• Stated exercise:
Check each line of the records below and collect those holding "with".
* BEGIN Data excerpts *
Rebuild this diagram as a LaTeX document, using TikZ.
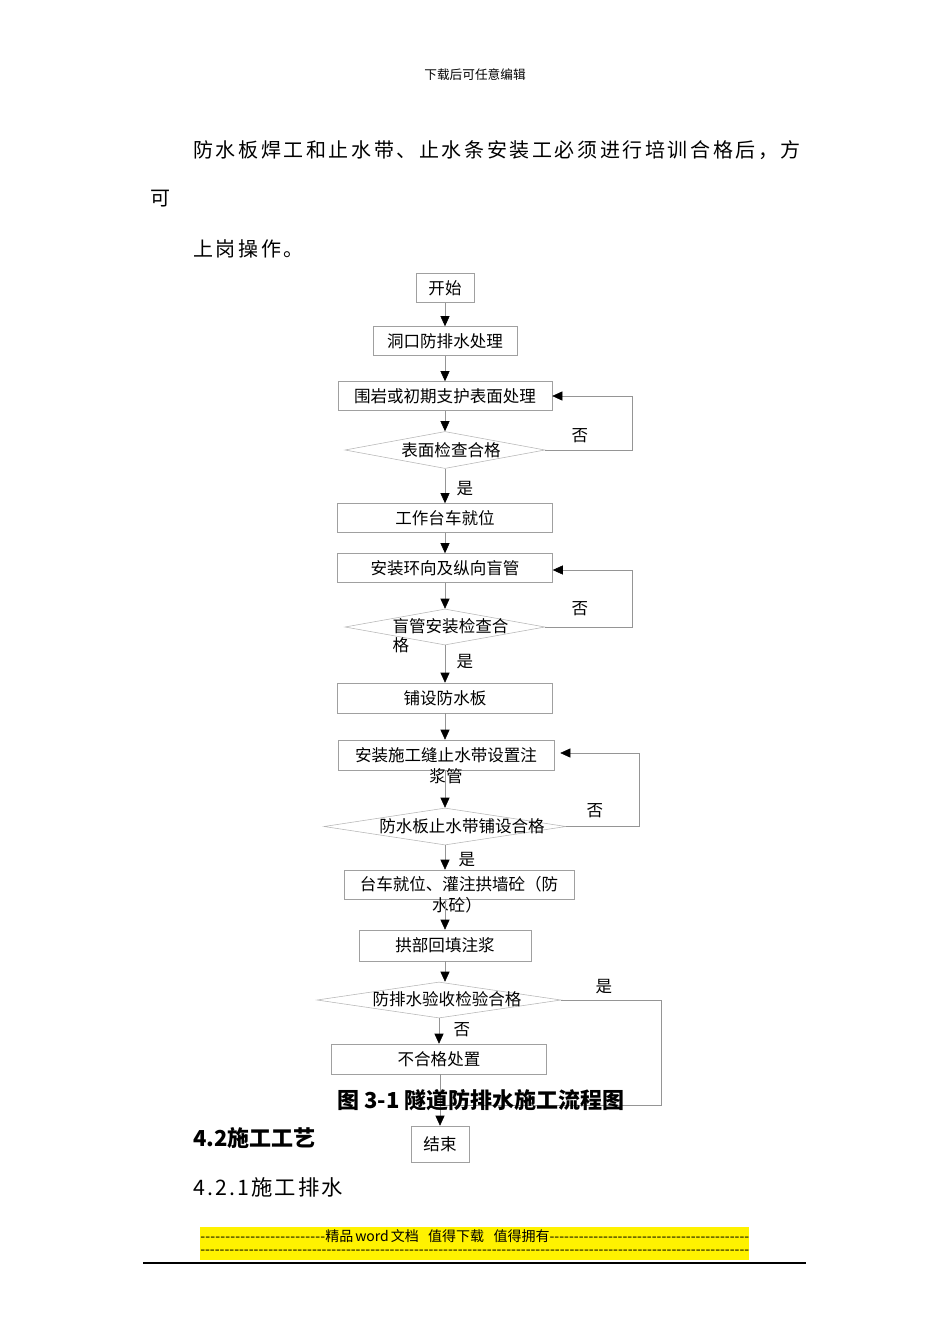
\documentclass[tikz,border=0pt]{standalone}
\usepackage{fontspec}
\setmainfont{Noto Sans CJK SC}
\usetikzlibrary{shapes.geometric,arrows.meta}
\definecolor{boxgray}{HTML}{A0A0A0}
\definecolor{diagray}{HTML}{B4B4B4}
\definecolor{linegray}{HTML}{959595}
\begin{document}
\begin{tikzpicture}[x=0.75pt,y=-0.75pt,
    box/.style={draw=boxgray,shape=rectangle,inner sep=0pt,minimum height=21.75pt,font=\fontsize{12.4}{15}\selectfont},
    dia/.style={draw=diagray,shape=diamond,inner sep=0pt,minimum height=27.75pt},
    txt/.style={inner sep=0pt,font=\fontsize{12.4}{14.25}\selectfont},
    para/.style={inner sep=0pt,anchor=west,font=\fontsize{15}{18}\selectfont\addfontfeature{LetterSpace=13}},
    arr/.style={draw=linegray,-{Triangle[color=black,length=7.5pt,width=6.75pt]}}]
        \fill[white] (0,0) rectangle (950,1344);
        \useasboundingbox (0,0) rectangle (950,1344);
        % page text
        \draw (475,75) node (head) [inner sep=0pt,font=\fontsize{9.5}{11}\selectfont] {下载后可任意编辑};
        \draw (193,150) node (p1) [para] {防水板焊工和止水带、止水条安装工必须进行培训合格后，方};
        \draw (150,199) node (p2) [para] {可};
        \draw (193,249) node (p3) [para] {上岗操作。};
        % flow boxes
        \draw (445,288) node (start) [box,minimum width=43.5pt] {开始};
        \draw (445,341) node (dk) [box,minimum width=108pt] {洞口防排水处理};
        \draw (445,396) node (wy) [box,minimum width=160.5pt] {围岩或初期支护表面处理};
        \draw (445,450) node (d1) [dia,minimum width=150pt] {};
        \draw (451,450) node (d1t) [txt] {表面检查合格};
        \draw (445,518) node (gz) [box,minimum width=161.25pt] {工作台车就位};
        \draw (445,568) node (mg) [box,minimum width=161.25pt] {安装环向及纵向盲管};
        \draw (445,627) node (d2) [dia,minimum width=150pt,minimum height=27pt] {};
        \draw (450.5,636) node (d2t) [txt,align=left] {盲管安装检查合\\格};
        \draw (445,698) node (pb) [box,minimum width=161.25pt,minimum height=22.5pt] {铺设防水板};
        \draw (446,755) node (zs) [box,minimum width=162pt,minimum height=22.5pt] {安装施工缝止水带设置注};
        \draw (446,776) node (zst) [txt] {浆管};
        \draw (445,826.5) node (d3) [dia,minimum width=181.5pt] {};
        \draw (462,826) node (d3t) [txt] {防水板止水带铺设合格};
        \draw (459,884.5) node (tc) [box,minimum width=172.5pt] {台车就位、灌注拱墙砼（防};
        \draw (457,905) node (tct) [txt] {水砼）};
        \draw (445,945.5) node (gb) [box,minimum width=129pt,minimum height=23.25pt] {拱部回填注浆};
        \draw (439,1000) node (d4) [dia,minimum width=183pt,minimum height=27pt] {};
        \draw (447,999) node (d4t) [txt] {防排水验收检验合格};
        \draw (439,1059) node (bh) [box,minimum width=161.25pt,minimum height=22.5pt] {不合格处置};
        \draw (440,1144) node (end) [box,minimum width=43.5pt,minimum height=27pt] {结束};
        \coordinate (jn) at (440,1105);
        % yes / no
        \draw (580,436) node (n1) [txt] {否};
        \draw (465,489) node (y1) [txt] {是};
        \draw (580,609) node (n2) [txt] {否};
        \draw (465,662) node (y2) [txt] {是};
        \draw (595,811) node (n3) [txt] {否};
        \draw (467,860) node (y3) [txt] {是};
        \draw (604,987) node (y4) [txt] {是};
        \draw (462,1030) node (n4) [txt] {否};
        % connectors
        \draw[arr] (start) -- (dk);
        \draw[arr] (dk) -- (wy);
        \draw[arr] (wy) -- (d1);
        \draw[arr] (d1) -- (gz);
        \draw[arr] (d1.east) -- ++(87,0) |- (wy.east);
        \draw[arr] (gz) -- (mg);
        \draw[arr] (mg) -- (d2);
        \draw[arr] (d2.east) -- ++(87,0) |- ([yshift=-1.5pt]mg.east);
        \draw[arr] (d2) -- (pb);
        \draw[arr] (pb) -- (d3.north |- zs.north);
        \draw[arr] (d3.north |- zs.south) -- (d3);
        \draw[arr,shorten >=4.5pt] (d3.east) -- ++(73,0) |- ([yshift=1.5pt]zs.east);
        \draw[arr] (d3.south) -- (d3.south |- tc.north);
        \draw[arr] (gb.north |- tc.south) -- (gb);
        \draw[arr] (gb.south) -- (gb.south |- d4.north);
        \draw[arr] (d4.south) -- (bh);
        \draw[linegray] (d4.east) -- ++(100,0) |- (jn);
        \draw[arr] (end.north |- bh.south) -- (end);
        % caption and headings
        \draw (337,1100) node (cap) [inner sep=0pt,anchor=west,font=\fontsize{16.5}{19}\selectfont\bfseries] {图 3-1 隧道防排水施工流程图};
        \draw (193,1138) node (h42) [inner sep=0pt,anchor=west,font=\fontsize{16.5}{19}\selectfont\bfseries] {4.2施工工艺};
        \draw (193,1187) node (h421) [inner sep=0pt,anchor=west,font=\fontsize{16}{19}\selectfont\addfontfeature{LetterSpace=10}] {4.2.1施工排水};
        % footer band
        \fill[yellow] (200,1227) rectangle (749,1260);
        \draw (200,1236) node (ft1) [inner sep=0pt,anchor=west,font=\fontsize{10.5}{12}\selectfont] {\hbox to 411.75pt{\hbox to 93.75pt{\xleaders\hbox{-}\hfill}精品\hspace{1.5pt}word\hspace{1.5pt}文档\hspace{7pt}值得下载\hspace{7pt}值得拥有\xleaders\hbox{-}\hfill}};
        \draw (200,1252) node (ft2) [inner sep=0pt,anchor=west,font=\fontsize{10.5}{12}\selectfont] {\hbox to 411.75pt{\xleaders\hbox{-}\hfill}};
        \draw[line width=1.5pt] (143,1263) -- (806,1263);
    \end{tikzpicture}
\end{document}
* END Data excerpts *
* BEGIN Data excerpts *
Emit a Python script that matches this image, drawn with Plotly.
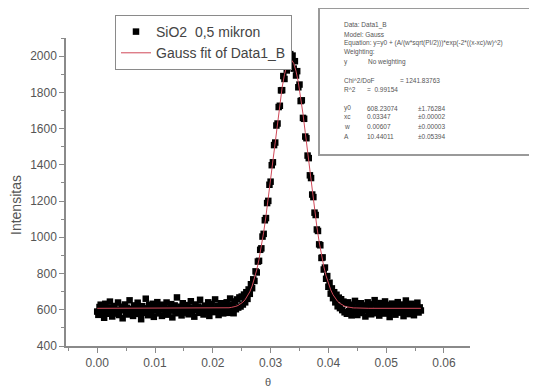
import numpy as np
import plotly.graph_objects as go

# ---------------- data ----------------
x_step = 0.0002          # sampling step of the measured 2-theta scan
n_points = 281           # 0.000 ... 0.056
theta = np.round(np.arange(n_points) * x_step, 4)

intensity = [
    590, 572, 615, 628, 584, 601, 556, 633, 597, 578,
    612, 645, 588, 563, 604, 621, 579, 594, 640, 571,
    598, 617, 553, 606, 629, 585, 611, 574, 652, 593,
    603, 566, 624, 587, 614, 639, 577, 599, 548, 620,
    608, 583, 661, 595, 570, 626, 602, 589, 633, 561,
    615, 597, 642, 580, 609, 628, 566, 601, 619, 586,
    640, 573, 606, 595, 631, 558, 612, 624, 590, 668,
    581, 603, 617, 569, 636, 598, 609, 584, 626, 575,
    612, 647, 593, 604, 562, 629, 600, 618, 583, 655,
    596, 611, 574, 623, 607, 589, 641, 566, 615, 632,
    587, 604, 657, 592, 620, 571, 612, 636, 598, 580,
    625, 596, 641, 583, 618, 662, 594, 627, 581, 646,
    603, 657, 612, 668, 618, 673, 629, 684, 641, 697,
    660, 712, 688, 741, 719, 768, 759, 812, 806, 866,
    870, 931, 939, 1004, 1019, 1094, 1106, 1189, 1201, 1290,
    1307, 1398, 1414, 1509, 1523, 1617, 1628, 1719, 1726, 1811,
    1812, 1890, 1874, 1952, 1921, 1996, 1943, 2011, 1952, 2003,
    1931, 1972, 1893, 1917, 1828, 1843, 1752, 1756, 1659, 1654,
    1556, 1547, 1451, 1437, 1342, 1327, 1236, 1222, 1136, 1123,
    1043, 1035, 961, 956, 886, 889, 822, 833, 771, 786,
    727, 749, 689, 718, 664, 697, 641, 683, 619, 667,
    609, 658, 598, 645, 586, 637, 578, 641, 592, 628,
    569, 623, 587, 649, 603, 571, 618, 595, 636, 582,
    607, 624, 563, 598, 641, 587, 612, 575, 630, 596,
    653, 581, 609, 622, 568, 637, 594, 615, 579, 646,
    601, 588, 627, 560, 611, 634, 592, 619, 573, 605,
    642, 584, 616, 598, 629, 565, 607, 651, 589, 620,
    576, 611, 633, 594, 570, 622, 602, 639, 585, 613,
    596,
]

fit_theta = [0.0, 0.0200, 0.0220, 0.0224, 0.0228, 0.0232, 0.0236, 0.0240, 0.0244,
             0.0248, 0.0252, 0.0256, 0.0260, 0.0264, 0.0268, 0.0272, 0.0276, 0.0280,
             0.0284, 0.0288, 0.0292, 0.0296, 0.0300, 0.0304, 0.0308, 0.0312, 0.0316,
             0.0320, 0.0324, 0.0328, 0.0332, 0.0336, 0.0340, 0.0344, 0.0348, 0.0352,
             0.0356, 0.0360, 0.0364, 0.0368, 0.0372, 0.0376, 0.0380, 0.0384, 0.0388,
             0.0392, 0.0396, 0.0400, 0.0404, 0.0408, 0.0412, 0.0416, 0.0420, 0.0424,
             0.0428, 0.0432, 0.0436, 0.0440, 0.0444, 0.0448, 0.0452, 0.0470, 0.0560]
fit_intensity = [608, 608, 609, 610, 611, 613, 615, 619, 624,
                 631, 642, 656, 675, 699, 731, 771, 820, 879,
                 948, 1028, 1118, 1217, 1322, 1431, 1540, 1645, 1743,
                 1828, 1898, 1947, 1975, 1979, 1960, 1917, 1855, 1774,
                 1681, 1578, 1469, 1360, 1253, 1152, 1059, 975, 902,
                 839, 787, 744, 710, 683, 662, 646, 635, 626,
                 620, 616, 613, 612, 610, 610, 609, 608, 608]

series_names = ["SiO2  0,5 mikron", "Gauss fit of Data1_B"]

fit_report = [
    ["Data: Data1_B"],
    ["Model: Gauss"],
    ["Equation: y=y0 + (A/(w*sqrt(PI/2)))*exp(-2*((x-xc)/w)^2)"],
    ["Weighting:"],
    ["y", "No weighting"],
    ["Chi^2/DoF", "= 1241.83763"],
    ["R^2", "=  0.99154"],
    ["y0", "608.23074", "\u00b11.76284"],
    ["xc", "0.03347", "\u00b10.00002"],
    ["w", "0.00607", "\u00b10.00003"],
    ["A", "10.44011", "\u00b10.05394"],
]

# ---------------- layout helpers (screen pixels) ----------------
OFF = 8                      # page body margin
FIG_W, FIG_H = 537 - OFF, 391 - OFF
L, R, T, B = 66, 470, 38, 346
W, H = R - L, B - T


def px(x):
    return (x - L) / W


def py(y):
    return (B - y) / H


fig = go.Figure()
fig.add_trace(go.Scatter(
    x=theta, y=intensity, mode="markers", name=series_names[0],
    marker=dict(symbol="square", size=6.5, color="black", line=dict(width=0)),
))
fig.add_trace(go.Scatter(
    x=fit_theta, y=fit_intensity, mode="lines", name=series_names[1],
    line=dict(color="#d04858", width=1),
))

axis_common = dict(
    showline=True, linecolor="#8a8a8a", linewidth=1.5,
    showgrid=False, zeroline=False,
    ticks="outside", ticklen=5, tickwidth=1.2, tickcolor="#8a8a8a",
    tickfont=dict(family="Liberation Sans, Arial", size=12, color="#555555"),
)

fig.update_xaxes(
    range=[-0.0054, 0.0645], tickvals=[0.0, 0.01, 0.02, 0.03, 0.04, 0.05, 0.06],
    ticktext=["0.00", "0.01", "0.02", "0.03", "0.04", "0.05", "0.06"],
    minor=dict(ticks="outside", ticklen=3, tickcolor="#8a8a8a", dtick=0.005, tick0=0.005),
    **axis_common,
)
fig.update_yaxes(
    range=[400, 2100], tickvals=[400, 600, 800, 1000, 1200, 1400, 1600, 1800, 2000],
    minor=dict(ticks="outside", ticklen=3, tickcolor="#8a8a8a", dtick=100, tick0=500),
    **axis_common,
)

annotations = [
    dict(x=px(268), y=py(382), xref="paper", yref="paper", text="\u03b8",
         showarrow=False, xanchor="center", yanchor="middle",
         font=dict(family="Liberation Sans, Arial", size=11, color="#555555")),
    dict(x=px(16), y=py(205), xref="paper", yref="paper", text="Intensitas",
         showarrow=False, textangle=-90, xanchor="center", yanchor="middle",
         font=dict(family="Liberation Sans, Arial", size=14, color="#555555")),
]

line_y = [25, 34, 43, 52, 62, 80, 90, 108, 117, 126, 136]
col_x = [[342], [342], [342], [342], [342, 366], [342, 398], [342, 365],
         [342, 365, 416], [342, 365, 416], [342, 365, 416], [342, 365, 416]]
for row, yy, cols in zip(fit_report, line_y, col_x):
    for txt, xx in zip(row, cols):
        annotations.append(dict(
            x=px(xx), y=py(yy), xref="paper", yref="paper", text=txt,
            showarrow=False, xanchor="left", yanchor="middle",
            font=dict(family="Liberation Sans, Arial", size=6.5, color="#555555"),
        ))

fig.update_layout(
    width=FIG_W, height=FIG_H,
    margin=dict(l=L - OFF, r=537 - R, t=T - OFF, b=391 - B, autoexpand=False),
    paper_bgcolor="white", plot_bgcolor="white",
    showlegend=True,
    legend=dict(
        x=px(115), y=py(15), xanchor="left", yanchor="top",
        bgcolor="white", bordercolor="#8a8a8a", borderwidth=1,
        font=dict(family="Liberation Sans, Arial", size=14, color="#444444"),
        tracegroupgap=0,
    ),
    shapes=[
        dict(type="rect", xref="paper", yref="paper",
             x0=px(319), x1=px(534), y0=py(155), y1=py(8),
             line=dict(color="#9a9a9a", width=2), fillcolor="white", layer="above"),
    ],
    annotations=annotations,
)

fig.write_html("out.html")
* END Data excerpts *
* BEGIN Data excerpts *
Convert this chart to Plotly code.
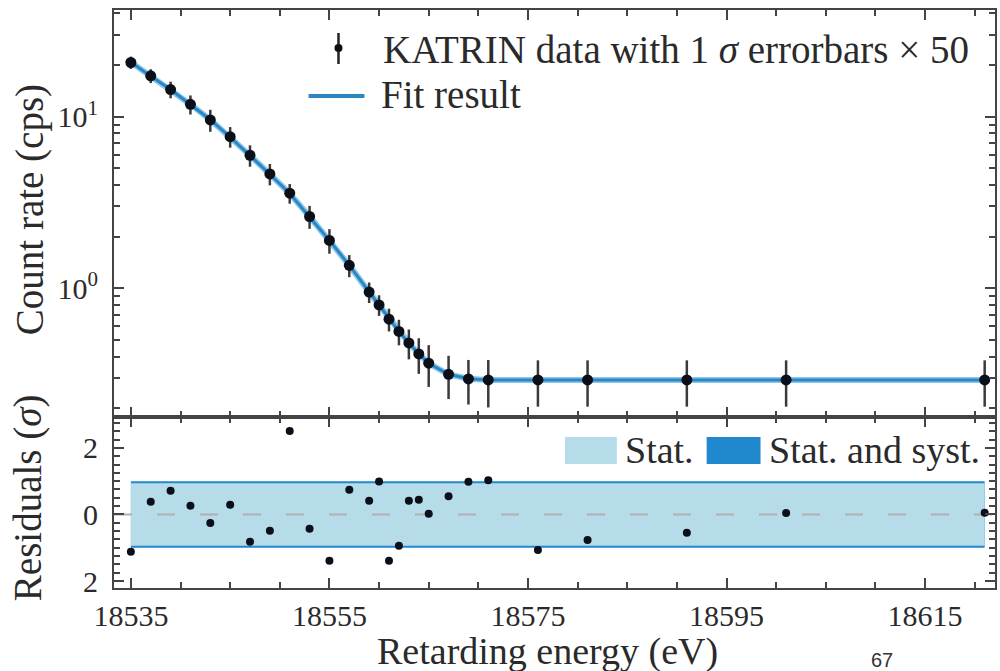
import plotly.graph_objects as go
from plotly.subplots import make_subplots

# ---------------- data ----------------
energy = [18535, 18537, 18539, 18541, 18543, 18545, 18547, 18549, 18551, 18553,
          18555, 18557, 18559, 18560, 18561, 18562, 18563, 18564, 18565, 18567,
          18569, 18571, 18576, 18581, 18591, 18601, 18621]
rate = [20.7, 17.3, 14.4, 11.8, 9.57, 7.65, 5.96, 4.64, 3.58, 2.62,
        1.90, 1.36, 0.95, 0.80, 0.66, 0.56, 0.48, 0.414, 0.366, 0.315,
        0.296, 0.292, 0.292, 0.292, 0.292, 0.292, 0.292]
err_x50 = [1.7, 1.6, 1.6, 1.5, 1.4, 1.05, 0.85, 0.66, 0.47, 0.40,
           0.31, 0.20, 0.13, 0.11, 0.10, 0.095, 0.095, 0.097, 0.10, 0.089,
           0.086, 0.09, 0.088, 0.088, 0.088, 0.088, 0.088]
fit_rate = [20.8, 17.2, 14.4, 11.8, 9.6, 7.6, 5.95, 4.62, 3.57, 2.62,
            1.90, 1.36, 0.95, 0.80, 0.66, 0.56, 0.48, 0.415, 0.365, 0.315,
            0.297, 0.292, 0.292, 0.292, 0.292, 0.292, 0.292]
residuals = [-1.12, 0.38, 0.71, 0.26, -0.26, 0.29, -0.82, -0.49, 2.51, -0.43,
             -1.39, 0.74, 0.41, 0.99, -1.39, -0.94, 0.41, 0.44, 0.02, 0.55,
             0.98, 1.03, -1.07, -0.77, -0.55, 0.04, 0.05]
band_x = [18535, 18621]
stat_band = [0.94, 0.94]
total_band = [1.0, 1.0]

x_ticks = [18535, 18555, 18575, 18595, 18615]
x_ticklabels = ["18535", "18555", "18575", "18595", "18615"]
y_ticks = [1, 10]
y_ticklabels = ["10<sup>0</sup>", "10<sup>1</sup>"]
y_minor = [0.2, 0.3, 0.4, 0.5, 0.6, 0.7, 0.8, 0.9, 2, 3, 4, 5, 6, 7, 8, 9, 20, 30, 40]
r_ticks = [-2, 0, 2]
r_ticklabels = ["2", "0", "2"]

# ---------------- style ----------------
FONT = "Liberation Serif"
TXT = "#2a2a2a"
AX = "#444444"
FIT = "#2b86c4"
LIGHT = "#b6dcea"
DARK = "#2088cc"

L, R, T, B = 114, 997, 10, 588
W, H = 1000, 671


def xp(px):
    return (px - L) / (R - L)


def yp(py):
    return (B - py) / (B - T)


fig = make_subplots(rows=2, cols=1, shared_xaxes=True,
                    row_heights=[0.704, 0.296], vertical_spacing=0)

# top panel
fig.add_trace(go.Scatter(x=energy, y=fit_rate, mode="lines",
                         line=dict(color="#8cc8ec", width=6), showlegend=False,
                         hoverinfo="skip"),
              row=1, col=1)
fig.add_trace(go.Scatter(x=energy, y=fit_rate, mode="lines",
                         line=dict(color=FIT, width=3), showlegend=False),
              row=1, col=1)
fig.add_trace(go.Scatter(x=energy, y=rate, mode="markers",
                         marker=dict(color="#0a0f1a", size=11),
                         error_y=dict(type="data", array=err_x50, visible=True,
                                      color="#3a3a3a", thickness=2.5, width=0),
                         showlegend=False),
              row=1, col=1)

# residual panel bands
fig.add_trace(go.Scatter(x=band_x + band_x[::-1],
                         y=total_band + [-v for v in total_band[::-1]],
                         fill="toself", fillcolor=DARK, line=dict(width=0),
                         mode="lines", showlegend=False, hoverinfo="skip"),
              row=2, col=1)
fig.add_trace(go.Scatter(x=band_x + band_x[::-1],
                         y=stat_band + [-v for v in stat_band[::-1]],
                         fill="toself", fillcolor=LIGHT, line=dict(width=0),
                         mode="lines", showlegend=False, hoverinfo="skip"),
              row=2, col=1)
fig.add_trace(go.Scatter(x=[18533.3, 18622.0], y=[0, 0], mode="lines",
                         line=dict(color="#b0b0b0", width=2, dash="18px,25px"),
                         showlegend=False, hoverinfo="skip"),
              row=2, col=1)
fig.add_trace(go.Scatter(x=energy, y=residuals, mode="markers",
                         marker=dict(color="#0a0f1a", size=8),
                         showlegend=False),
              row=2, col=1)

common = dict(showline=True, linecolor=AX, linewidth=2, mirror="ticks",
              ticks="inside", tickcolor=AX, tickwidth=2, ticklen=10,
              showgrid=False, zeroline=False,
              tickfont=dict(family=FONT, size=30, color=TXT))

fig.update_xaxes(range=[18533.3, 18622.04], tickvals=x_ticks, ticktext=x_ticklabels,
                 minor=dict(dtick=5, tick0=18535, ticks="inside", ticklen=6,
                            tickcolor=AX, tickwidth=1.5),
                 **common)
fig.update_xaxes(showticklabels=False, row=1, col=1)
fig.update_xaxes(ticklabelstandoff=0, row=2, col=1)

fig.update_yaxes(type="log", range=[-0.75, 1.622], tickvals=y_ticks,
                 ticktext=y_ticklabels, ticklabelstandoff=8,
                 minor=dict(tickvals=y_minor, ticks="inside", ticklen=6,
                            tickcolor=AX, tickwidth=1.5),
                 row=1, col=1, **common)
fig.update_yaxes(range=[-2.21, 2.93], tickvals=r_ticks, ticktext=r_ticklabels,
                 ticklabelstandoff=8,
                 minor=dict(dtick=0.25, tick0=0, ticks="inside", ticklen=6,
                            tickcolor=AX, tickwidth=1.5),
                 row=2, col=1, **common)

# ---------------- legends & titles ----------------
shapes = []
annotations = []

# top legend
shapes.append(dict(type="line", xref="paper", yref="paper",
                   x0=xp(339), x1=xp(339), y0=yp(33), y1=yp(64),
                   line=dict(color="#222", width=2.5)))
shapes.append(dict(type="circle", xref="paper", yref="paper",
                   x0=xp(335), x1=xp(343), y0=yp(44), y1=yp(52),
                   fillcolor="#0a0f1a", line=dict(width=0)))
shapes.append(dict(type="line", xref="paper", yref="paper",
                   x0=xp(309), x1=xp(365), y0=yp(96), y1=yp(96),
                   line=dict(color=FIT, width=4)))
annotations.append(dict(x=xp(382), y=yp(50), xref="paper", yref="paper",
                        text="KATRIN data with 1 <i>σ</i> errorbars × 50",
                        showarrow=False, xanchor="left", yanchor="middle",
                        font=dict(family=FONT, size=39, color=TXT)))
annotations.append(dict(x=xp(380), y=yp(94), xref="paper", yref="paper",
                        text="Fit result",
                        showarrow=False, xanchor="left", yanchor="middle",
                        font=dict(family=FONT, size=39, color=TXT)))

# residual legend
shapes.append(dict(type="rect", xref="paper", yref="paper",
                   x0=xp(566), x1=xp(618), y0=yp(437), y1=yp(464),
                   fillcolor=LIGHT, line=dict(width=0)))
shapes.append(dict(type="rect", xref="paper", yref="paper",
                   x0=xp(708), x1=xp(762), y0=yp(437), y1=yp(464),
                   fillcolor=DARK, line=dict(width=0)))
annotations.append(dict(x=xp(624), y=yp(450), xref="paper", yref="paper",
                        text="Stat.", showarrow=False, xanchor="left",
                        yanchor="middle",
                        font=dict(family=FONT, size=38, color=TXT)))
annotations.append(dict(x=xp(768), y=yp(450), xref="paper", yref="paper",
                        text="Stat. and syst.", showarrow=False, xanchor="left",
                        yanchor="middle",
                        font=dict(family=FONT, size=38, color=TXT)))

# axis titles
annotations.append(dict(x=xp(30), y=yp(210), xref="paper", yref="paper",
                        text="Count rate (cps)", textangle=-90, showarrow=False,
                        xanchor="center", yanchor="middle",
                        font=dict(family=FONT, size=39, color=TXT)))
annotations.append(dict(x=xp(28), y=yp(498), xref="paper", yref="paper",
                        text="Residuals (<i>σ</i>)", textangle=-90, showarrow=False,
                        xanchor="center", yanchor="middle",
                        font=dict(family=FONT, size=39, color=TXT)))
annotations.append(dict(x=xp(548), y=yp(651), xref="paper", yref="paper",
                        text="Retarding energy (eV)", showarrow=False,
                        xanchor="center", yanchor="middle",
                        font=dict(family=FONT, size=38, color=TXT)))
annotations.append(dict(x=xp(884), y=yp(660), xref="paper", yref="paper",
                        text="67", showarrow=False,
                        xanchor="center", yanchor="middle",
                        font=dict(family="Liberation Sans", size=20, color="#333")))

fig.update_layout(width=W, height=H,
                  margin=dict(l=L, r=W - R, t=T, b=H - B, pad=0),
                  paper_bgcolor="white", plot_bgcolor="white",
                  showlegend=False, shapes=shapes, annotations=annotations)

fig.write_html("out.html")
* END Data excerpts *
• Solved problem:
Emit a Python script that matches this image, drawn with Plotly.
                        text="KATRIN data with 1 <i>σ</i> errorbars × 50",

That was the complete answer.